The formal management around our improvement process should be relatively low-touch and mostly run on its own inertia. It will primarily feature an all hands on deck meeting run by the Keeper(s) of the Faith (@todo: link to this role and who occupies the role) at the end of every week eastern time and it will last for one hour.

All other collaboration and communication should be async with a sprinkling of ad-hoc meetings as deemed necessary. The Keeper(s) of the faith will be primarily responsible for managing the Kanban board and function as "project managers" (@todo also link to this role when its up) of the "Tandem product".

The content and agenda of our the formal Friday meeting will change based on where we are in a given cycle but should generally follow this pattern:

# 1. Determining focus

We likely will have casually discussed the next focus or milestone of our company building activities beforehand but the first meeting of a new cycle should determine a focus (or two) to advance.

The result of that meeting should be...

  • A GitHub milestone (and/or release?) with a start, due date and details about the agreed upon focus
  • A populated backlog with a reasonable amount of story points for the milestone
  • A few initial issues assigned to everyone

# 2. Working, collaborating and showing

Once a focus has been determined and tasks assigned, subsequent meetings should by run in general standup format until the milestone is completed. This should minimally include normal standup things like progress updates from everyone on in progress issues, unblocking blockers, etc but on occasion it may be appropriate to optionally mix in some combination of these things as well:

  • Milestone management - Are we on pace to achieve the milestone? Do we need to pivot or alter the plan? Is there another pressing milestone or focus that we need to work on concurrently?

  • Show and tell - Are their any big ticket things that have been changed that need to be shared in a lunch-and-learn style format?

  • Discussion - Are their any discussion issues that have gotten WAY out of control and could benefit from a group chat?

  • TODO: should we have formal meeting agendas and/or note taking to help this process since they could differ a lot from meeting to meeting?

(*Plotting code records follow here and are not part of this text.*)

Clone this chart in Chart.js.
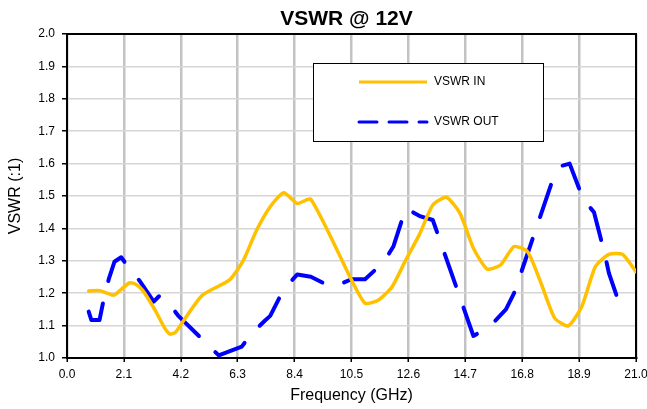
<!DOCTYPE html>
<html>
<head>
<meta charset="utf-8">
<title>VSWR @ 12V</title>
<script src="https://cdn.jsdelivr.net/npm/chart.js@4.4.1/dist/chart.umd.min.js"></script>
<style>
    body { margin: 0; background: #ffffff; }
    canvas { display: block; }
</style>
</head>
<body>
<canvas id="vswrChart" width="647" height="409"></canvas>
<script>
// ===================================
// DATA
// ===================================

// Tick labels
const X_TICKS = [0.0, 2.1, 4.2, 6.3, 8.4, 10.5, 12.6, 14.7, 16.8, 18.9, 21.0];
const Y_TICKS = [1.0, 1.1, 1.2, 1.3, 1.4, 1.5, 1.6, 1.7, 1.8, 1.9, 2.0];

// VSWR IN (frequency in GHz, ratio)
const IN_FREQ = [0.8, 1.2, 1.7, 1.8, 2.3, 2.55, 2.8, 3.25, 3.6, 3.8, 4.0, 4.3, 5.0, 6.0, 6.5, 7.0, 7.5, 8.0, 8.5, 9.0,
                 10.5, 11.0, 11.5, 12.0, 12.5, 13.0, 13.5, 14.0, 14.5, 15.0, 15.5, 16.0, 16.5, 17.0, 17.5, 18.0,
                 18.5, 19.0, 19.5, 20.0, 20.5, 21.0];
const IN_VSWR = [1.207, 1.208, 1.194, 1.197, 1.232, 1.227, 1.208, 1.148, 1.093, 1.074, 1.079, 1.115, 1.194, 1.241, 1.300,
                 1.395, 1.467, 1.510, 1.477, 1.490, 1.241, 1.169, 1.179, 1.220, 1.302, 1.380, 1.472, 1.496, 1.447,
                 1.339, 1.275, 1.287, 1.344, 1.328, 1.230, 1.123, 1.099, 1.159, 1.282, 1.320, 1.320, 1.266];

// VSWR OUT (frequency in GHz, ratio)
const OUT_FREQ = [0.8, 0.9, 1.2, 1.35, 1.55, 1.75, 2.0, 2.25, 2.7, 3.2, 3.4, 3.7, 4.1, 5.6, 6.45, 6.8, 7.3, 7.5, 8.0,
                  8.5, 9.0, 9.45, 9.9, 10.5, 11.0, 11.7, 12.05, 12.5, 13.05, 13.5, 15.0, 15.6, 16.2, 16.5, 17.95,
                  18.25, 18.55, 19.05, 19.45, 19.85, 20.0, 20.45];
const OUT_VSWR = [1.143, 1.117, 1.117, 1.179, 1.246, 1.297, 1.311, 1.282, 1.236, 1.174, 1.191, 1.176, 1.131, 1.008,
                  1.035, 1.074, 1.115, 1.130, 1.212, 1.258, 1.251, 1.232, 1.222, 1.243, 1.243, 1.297, 1.345, 1.462,
                  1.437, 1.426, 1.068, 1.097, 1.150, 1.200, 1.556, 1.593, 1.600, 1.490, 1.450, 1.320, 1.262, 1.152];

const IN_COLOR = '#ffc000';
const OUT_COLOR = '#0000ff';
const CHART_TITLE = 'VSWR @ 12V';

Chart.defaults.font.family = "'Liberation Sans', Arial, sans-serif";
Chart.defaults.color = '#000000';

function toPoints(xs, ys) {
    return xs.map((x, i) => ({ x: x, y: ys[i] }));
}

// ===================================
// Plugin: black frame round the plot area + chart title
// ===================================
const framePlugin = {
    id: 'frame',
    beforeDatasetsDraw(chart) {
        const { ctx, chartArea: a } = chart;
        ctx.save();
        ctx.strokeStyle = '#000000';
        ctx.lineWidth = 2;
        ctx.strokeRect(a.left, a.top, a.right - a.left, a.bottom - a.top);

        // title, centred a bit left of the plot centre like the original
        ctx.fillStyle = '#000000';
        ctx.font = "bold 21px 'Liberation Sans', Arial, sans-serif";
        ctx.textAlign = 'center';
        ctx.textBaseline = 'middle';
        ctx.fillText(CHART_TITLE, (a.left + a.right) / 2 - 5, 19);
        ctx.restore();
    }
};

// ===================================
// Plugin: boxed legend inside the plot
// ===================================
const boxLegendPlugin = {
    id: 'boxLegend',
    afterDatasetsDraw(chart) {
        const ctx = chart.ctx;
        const box = { x: 313, y: 63, w: 230, h: 78 };
        ctx.save();
        ctx.fillStyle = '#ffffff';
        ctx.fillRect(box.x, box.y, box.w, box.h);
        ctx.strokeStyle = '#000000';
        ctx.lineWidth = 1;
        ctx.strokeRect(box.x + 0.5, box.y + 0.5, box.w, box.h);

        const rows = [
            { y: 82, ds: chart.data.datasets[0], dash: [] },
            { y: 122, ds: chart.data.datasets[1], dash: [18, 12] }
        ];
        rows.forEach(r => {
            ctx.beginPath();
            ctx.strokeStyle = r.ds.borderColor;
            ctx.lineWidth = 3;
            ctx.lineCap = r.dash.length ? 'round' : 'butt';
            ctx.setLineDash(r.dash);
            ctx.moveTo(359, r.y);
            ctx.lineTo(427, r.y);
            ctx.stroke();
            ctx.setLineDash([]);
            ctx.fillStyle = '#000000';
            ctx.font = "12px 'Liberation Sans', Arial, sans-serif";
            ctx.textBaseline = 'middle';
            ctx.fillText(r.ds.label, 434, r.y);
        });
        ctx.restore();
    }
};

// ===================================
// Chart
// ===================================
const ctx = document.getElementById('vswrChart').getContext('2d');

new Chart(ctx, {
    type: 'line',
    data: {
        datasets: [
            {
                label: 'VSWR IN',
                data: toPoints(IN_FREQ, IN_VSWR),
                borderColor: IN_COLOR,
                borderWidth: 3.5,
                borderJoinStyle: 'round',
                borderCapStyle: 'round',
                pointRadius: 0,
                tension: 0.2,
                fill: false
            },
            {
                label: 'VSWR OUT',
                data: toPoints(OUT_FREQ, OUT_VSWR),
                borderColor: OUT_COLOR,
                borderWidth: 4,
                borderDash: [34, 23],
                borderJoinStyle: 'round',
                borderCapStyle: 'round',
                pointRadius: 0,
                tension: 0,
                fill: false
            }
        ]
    },
    options: {
        responsive: false,
        animation: false,
        layout: {
            padding: { left: 0, right: 11, top: 34, bottom: 0 }
        },
        plugins: {
            legend: { display: false },
            tooltip: { enabled: false },
            title: { display: false }
        },
        scales: {
            x: {
                type: 'linear',
                min: 0,
                max: 21,
                afterBuildTicks: scale => { scale.ticks = X_TICKS.map(v => ({ value: v })); },
                afterFit: scale => {
                    scale.height = 51;
                    scale.paddingLeft = 0;
                    scale.paddingRight = 0;
                },
                ticks: {
                    font: { size: 12 },
                    padding: 5,
                    maxRotation: 0,
                    callback: v => Number(v).toFixed(1)
                },
                grid: {
                    color: '#c3c3c3',
                    lineWidth: 2.5,
                    tickColor: '#000000',
                    tickLength: 4,
                    tickWidth: 1.5
                },
                border: { display: true, color: '#000000', width: 2 },
                title: {
                    display: true,
                    text: 'Frequency (GHz)',
                    font: { size: 16 },
                    padding: { top: 0, bottom: 4 }
                }
            },
            y: {
                min: 1.0,
                max: 2.0,
                afterBuildTicks: scale => { scale.ticks = Y_TICKS.map(v => ({ value: v })); },
                afterFit: scale => {
                    scale.width = 67;
                    scale.paddingTop = 0;
                    scale.paddingBottom = 0;
                },
                ticks: {
                    font: { size: 12 },
                    padding: 7,
                    callback: v => Number(v).toFixed(1)
                },
                grid: {
                    color: '#d6d6d6',
                    lineWidth: 1.5,
                    tickColor: '#000000',
                    tickLength: 5,
                    tickWidth: 1.5
                },
                border: { display: true, color: '#000000', width: 2 },
                title: {
                    display: true,
                    text: 'VSWR (:1)',
                    font: { size: 16 },
                    padding: { top: 6, bottom: 0 }
                }
            }
        }
    },
    plugins: [framePlugin, boxLegendPlugin]
});
</script>
</body>
</html>
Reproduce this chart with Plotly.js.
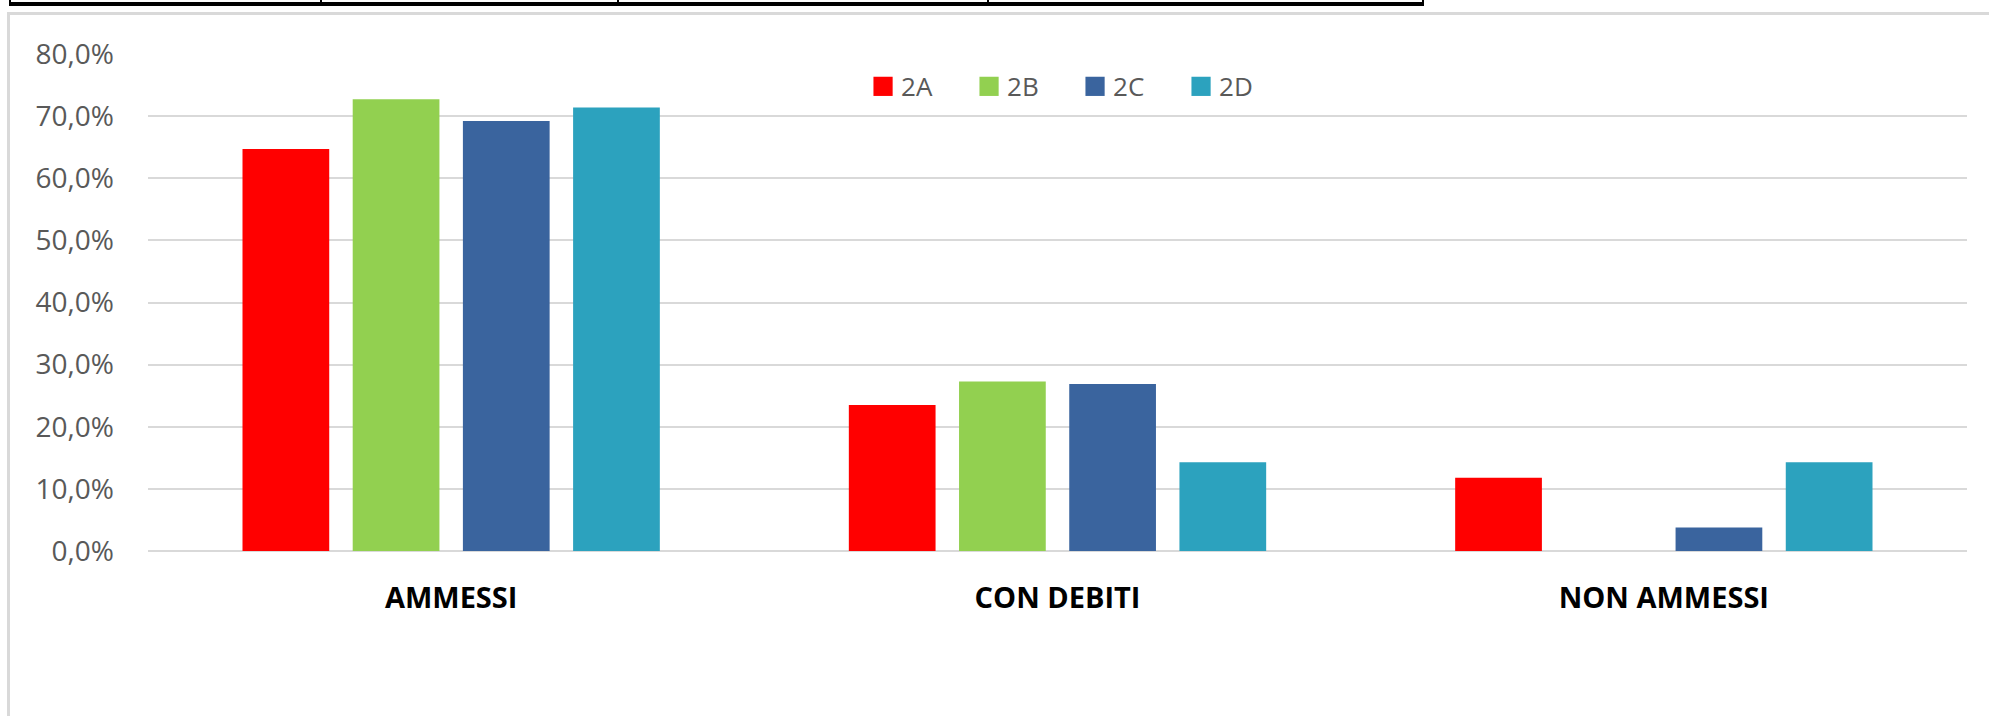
<!DOCTYPE html>
<html>
<head>
<meta charset="utf-8">
<script src="https://cdn.plot.ly/plotly-3.0.1.min.js"></script>
<style>
  html, body { margin: 0; padding: 0; background: #fff; overflow: hidden; }
  #wrap { position: relative; width: 1989px; height: 716px; }
  /* piece of the table above the chart, cut off at the top */
  .tbl-bar { position: absolute; left: 9px; top: 2px; width: 1415px; height: 4px; background: #000; }
  .tbl-div { position: absolute; top: 0; width: 2px; height: 4px; background: #000; }
  /* chart frame (only top and left edges are visible) */
  .frame { position: absolute; left: 7px; top: 12px; width: 2100px; height: 800px;
           border: 3px solid #d9d9d9; box-sizing: border-box; }
  #chart { position: absolute; left: 0; top: 0; width: 1989px; height: 716px; }
</style>
</head>
<body>
<div id="wrap">
  <div class="tbl-bar"></div>
  <div class="tbl-div" style="left:9px"></div>
  <div class="tbl-div" style="left:320px"></div>
  <div class="tbl-div" style="left:617px"></div>
  <div class="tbl-div" style="left:987px"></div>
  <div class="tbl-div" style="left:1422px"></div>
  <div class="frame"></div>
  <div id="chart"></div>
</div>
<script>
// ---- data ----
const categories = ["AMMESSI", "CON DEBITI", "NON AMMESSI"];
const classes = ["2A", "2B", "2C", "2D"];
const val2A = [0.647, 0.235, 0.118];
const val2B = [0.727, 0.273, 0.0];
const val2C = [0.692, 0.269, 0.038];
const val2D = [0.714, 0.143, 0.143];
const colors = ["#FF0000", "#92D050", "#3A649E", "#2CA2BE"];

const series = [val2A, val2B, val2C, val2D];

const traces = series.map((vals, i) => ({
  type: "bar",
  name: classes[i],
  x: categories,
  y: vals,
  marker: { color: colors[i], line: { width: 0 } },
  hoverinfo: "skip",
}));

const layout = {
  width: 1989,
  height: 716,
  margin: { l: 148, r: 22, t: 54, b: 165, pad: 0 },
  paper_bgcolor: "rgba(0,0,0,0)",
  plot_bgcolor: "rgba(0,0,0,0)",
  separators: ",.",
  barmode: "group",
  bargap: 0.273,
  bargroupgap: 0.213,
  font: { family: "Open Sans, sans-serif", color: "#595959", size: 26 },
  showlegend: true,
  legend: {
    orientation: "h",
    x: 0.392, xanchor: "left",
    y: 0.982, yanchor: "top",
    entrywidth: 61,
    font: { family: "Open Sans, sans-serif", size: 26, color: "#595959" },
    bgcolor: "rgba(0,0,0,0)",
    traceorder: "normal",
  },
  xaxis: {
    type: "category",
    showgrid: false,
    showline: false,
    zeroline: false,
    ticks: "",
    ticklabelstandoff: 27,
    tickfont: { family: "Open Sans, sans-serif", size: 29, color: "#000000", weight: "bold" },
  },
  yaxis: {
    range: [0, 0.8],
    dtick: 0.1,
    tick0: 0,
    tickformat: ".1%",
    showgrid: true,
    gridcolor: "#d9d9d9",
    gridwidth: 2,
    zeroline: true,
    zerolinecolor: "#d9d9d9",
    zerolinewidth: 2,
    showline: false,
    ticks: "",
    ticklabelstandoff: 33,
    tickfont: { family: "Open Sans, sans-serif", size: 28, color: "#595959" },
  },
};

Plotly.newPlot("chart", traces, layout, { staticPlot: true, displayModeBar: false }).then(() => {
  // bigger legend squares sitting close to their text, like the original
  document.querySelectorAll("#chart .legend").forEach((g) => g.removeAttribute("clip-path"));
  document.querySelectorAll("#chart .legend .scrollbox").forEach((g) => g.removeAttribute("clip-path"));
  document.querySelectorAll("#chart .legendpoints path").forEach((p) => {
    p.setAttribute("transform", "translate(22,0) scale(1.6)");
  });
});
</script>
</body>
</html>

# 3. Retro and Repopulating

Once the milestone is completed we should perform a retrospective on this process and whether we can improve it. If we can then we should spin up a brief cycle with process improvement as the milestone.

  • @TODO: agenda for this?

# Choosing and working on tasks

Generally and ideally you should be working with at least one other person on any task(s) assigned to you that are also associated with an active and in-progress milestone. There are a few things to expect there

# 1. Responsibility

If you are the only person assigned to an issue then you are singularly responsible for completing that task. If you are assigned to a task with more than one person it is up to all the people on the task to figure out how the work gets divvied up but regardless of how that happens you are all equally responsible for getting the task done.

# 2. Staying active

There will be circumstances where you are not assigned to any tasks but you have time to work on stuff. In these situations you should self-assign a ticket within an in-progress milestone. Ideally, you will also find at least one other person to work on the issue with you. Obviously ask them if they want to work on it with you 😉

In some circumstances there will be no tickets in the current milestone(s) that you can advance either because the milestone is almost done or because you are not sure how to advance the task. In these situations you should select any ticket that you feel capable of advancing. Obviously use your best judgment to select a ticket that will bring value to Tandem as soon as possible. Tasks labeled as one-off may be great first candidates.